## start DATASET SECTION

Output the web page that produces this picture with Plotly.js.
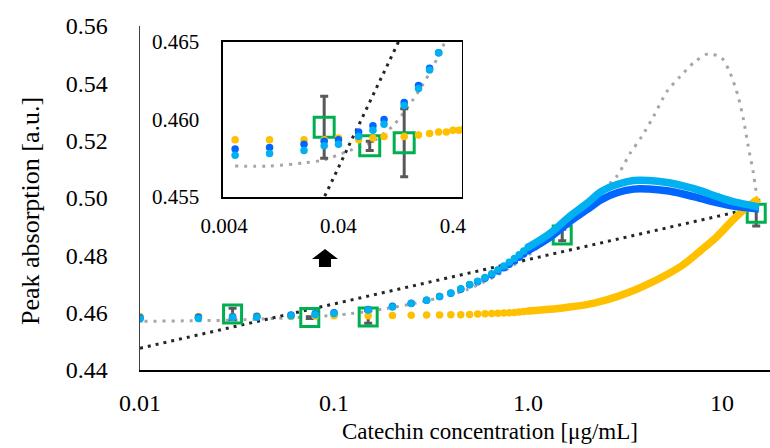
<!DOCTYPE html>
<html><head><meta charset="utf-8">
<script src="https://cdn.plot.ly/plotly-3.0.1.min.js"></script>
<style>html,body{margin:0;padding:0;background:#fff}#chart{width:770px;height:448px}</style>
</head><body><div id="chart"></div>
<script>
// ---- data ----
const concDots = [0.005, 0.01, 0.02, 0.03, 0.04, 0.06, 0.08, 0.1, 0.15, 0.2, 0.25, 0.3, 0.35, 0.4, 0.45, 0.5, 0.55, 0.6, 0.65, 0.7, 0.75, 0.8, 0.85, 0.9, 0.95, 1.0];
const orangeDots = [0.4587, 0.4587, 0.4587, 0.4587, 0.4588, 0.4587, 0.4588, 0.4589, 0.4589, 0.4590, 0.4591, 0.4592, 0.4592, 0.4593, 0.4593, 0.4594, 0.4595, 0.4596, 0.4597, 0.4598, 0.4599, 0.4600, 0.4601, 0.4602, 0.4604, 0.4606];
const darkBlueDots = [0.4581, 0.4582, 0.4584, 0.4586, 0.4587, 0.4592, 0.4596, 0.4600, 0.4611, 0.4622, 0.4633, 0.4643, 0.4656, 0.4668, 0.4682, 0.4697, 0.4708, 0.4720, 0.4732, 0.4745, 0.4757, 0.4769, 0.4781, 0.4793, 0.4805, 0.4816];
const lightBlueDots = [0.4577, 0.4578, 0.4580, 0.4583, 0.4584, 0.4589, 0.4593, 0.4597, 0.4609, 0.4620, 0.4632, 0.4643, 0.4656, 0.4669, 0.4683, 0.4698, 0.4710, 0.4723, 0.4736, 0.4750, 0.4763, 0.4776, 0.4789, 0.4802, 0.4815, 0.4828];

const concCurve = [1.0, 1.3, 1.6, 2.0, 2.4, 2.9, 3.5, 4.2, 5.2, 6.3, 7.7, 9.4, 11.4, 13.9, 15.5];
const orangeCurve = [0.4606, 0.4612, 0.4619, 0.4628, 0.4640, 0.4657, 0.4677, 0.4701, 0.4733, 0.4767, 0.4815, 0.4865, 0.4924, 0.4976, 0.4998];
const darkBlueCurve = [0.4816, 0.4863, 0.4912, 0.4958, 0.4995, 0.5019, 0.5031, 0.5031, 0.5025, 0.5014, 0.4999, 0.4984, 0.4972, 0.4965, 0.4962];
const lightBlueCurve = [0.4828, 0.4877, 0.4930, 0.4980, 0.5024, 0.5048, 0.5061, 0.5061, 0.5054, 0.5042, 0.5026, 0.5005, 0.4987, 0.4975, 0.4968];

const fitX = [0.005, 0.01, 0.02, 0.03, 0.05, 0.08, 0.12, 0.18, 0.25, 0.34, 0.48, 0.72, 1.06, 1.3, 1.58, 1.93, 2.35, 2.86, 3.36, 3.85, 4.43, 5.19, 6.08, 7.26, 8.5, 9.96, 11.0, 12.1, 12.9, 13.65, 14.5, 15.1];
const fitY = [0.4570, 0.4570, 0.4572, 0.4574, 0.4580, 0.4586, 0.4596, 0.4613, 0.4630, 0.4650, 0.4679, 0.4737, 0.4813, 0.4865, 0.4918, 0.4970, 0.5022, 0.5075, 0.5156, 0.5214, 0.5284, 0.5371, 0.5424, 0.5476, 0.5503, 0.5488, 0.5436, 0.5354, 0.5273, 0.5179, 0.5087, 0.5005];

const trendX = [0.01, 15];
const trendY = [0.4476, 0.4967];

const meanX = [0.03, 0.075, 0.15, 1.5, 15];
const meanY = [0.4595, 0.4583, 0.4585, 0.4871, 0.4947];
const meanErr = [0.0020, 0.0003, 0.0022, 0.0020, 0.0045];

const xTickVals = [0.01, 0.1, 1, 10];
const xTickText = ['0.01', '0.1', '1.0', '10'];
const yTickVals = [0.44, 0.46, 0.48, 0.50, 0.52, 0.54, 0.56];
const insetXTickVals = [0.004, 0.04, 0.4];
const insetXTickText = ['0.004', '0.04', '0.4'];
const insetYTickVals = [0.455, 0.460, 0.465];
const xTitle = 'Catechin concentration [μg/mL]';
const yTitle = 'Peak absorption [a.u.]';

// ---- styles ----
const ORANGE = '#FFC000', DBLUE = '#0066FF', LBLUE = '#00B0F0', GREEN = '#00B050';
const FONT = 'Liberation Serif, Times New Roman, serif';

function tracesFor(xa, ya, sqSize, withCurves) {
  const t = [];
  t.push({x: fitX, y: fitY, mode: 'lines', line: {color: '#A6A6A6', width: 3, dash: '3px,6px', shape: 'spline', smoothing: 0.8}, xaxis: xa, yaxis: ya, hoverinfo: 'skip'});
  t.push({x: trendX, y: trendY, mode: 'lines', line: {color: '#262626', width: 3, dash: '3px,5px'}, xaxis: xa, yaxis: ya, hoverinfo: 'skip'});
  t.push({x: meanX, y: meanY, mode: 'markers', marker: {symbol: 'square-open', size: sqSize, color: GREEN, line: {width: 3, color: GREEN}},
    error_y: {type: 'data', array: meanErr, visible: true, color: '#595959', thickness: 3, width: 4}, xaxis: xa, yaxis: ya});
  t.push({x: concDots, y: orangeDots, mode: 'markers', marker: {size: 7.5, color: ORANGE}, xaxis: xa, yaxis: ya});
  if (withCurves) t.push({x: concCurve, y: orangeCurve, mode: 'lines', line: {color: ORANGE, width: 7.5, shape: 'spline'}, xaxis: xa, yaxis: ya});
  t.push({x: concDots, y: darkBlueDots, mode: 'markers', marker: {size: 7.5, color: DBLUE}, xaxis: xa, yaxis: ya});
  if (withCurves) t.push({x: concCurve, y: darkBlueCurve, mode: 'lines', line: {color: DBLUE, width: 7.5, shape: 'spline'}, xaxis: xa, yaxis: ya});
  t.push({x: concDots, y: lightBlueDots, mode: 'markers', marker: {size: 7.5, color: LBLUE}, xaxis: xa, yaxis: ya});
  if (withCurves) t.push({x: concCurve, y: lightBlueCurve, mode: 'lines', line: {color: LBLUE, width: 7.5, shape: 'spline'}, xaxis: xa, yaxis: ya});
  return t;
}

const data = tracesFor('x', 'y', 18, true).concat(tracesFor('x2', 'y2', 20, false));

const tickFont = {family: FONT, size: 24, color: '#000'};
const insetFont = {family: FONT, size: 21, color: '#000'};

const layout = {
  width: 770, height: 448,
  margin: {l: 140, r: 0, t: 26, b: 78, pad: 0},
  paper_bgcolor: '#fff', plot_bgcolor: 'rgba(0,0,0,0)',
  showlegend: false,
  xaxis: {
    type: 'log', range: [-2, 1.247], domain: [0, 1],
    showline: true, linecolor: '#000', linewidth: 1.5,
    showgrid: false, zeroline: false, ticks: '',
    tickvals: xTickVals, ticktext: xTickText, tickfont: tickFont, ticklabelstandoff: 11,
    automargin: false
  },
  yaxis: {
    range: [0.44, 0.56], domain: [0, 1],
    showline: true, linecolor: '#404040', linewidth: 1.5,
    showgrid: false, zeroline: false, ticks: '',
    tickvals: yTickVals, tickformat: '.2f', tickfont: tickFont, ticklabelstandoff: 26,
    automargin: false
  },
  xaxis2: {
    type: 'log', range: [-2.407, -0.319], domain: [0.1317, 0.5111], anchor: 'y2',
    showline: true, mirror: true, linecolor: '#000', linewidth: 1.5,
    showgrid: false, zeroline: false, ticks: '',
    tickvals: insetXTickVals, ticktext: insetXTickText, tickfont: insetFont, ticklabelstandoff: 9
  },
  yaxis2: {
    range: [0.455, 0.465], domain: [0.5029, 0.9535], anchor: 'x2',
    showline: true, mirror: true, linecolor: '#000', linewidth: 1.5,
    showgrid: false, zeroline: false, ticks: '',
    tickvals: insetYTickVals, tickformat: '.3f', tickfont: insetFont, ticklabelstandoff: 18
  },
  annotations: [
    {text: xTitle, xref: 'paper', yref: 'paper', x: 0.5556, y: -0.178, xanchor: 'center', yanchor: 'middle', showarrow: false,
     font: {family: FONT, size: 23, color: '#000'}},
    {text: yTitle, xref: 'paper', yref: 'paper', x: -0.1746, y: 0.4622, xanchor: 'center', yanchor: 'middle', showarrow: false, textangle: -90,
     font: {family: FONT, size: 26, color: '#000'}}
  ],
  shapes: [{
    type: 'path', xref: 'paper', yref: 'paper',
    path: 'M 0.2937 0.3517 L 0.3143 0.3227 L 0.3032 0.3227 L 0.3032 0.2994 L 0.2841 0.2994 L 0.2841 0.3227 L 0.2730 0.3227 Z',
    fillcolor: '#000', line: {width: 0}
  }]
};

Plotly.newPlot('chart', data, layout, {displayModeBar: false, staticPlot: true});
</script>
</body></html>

## end DATASET SECTION

(REQUIREMENT) Reproduce only the lines from the beginning of the data through the line that contains "0.4802, 0.4815, 0.4828];", both included, and please drop the pictures.

(RESULT OF THE TASK)
Output the web page that produces this picture with Plotly.js.
<!DOCTYPE html>
<html><head><meta charset="utf-8">
<script src="https://cdn.plot.ly/plotly-3.0.1.min.js"></script>
<style>html,body{margin:0;padding:0;background:#fff}#chart{width:770px;height:448px}</style>
</head><body><div id="chart"></div>
<script>
// ---- data ----
const concDots = [0.005, 0.01, 0.02, 0.03, 0.04, 0.06, 0.08, 0.1, 0.15, 0.2, 0.25, 0.3, 0.35, 0.4, 0.45, 0.5, 0.55, 0.6, 0.65, 0.7, 0.75, 0.8, 0.85, 0.9, 0.95, 1.0];
const orangeDots = [0.4587, 0.4587, 0.4587, 0.4587, 0.4588, 0.4587, 0.4588, 0.4589, 0.4589, 0.4590, 0.4591, 0.4592, 0.4592, 0.4593, 0.4593, 0.4594, 0.4595, 0.4596, 0.4597, 0.4598, 0.4599, 0.4600, 0.4601, 0.4602, 0.4604, 0.4606];
const darkBlueDots = [0.4581, 0.4582, 0.4584, 0.4586, 0.4587, 0.4592, 0.4596, 0.4600, 0.4611, 0.4622, 0.4633, 0.4643, 0.4656, 0.4668, 0.4682, 0.4697, 0.4708, 0.4720, 0.4732, 0.4745, 0.4757, 0.4769, 0.4781, 0.4793, 0.4805, 0.4816];
const lightBlueDots = [0.4577, 0.4578, 0.4580, 0.4583, 0.4584, 0.4589, 0.4593, 0.4597, 0.4609, 0.4620, 0.4632, 0.4643, 0.4656, 0.4669, 0.4683, 0.4698, 0.4710, 0.4723, 0.4736, 0.4750, 0.4763, 0.4776, 0.4789, 0.4802, 0.4815, 0.4828];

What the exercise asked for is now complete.